3.1 Initial Clustering Using Density-Based Spatial Clustering of Application with Noise(DBSCAN)

DBSCAN is one of the unsupervised approaches that is used widely in daily applications. Unlike others, it deals with noise data. Irrelevant data that effects data analysis significantly is termed as noise data. DBSCAN algorithm automatically filters noise and outliers. It requires two parameters eps and minPts. Eps defines the neighbourhood of a given radius, and minPts defines minimum number of samples that every cluster should contain. MinPts must be greater than or equal to number of dimensions in data set to get accurate results. Based on the values of minPts and eps, the data points are categorized into three types core, border and noise.

3.2 Subdivision Clustering Using K-Means

K-means is used to subdivide the data set into k number of clusters. So it acts as complement to DBSCAN. To determine the value of k, the elbow method is used. Elbow method uses within cluster sum of square (wcss) for each k value. Wcss is also known as k_inertia. Plots a graph between wcss and k-means, the bend point which looks like arm is considered as optimal value of k (Fig. 5).

Fig. 5
A graph depicts the elbow method to calculate the accurate K value. It is calculated using a number of clusters and W C S S.

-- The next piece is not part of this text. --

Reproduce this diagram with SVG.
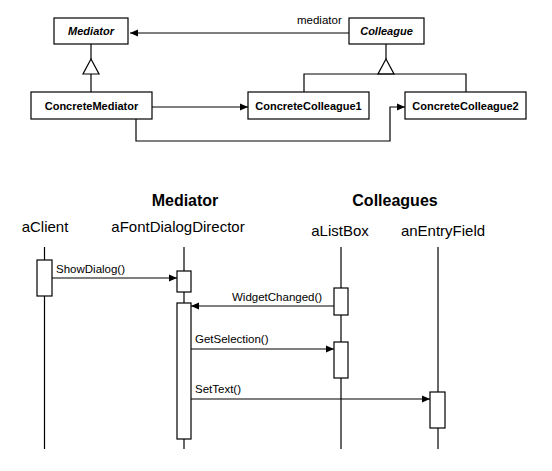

Elbow method graph to calculate accurate K value

3.3 Random Forest Algorithm

Random forest is popular supervised approach which used effectively to predict the class of never-before-seen data. Rather than relying on single decision tree, it takes prediction from multiple decision trees, based on majority votes it predicts the final output (Fig. 6).

Fig. 6
A diagram depicts a random forest algorithm. Training data flows to multiple decision trees. Based on majority votes it predicts the final output.

Random forest algorithm

4 Experimental Results

We used Python language to implement machine learning models. We followed steps given below.

  1. (1)

    We uploaded data set which is available in Kaggle (Fig. 7).

    Fig. 7
    A screenshot depicts the code in which the data set is uploaded. The dataset equals p d. read underscore c s v (data. c s v).

    Screenshot of code in which data set is uploading

  1. (2)

    Feature extraction is done by using entropy, Pearson correlation coefficient and variance.

  2. (3)

    Clustering analysis (Fig. 8).

    Fig. 8
    A graph depicts the K means. It describes students' clustering. It depends upon the visited resources and raised hands. The label is centroids.

    K-means graph

  • As we discussed earlier about elbow method by which we got optimal value of k as 3 so by applying k-means 3, clusters are formed. WCSS (inertia) is the distance between data point and centroid (Fig. 9).

    Fig. 9
    A graph depicts the D B S C A N graph. It describes the estimated number of clusters for 4. Different data points are described in student records.

    DBSCAN graph

  • The above is the visualization of DBSCAN. Black coloured data points are the anomalous students records

  1. (4)

    Prediction (Fig. 10).

    Fig. 10
    A snapshot depicts the prediction screen. It contains the student's name, age, gender, number of times hands raised, attended announcements, and discussions.

    Prediction screen

By taking the student details, it provides us the information about the student’s class whether he belong to low active or high active or medium active class.

5 Conclusions

This paper proposed an ensemble unsupervised approach for analysis of students’ behaviour patterns and a supervised approach to predict the class of never-before-seen student’s class. We extracted four features from the data set we collected from Kaggle. This proposed work can detect both anomalous and mainstream students records. Based on the clustering analysis results, the educational organizations and management can take necessary measure to improve students grade and personality. For better clustering analysis, future work should include the following (1) Extract more meaningful multisource behavioural data. (2) For high-dimensional feature spaces design, a new distance measures to make proposed work more effective. (3) Study the relationship between students’ academic performance, psychological state and employment domain.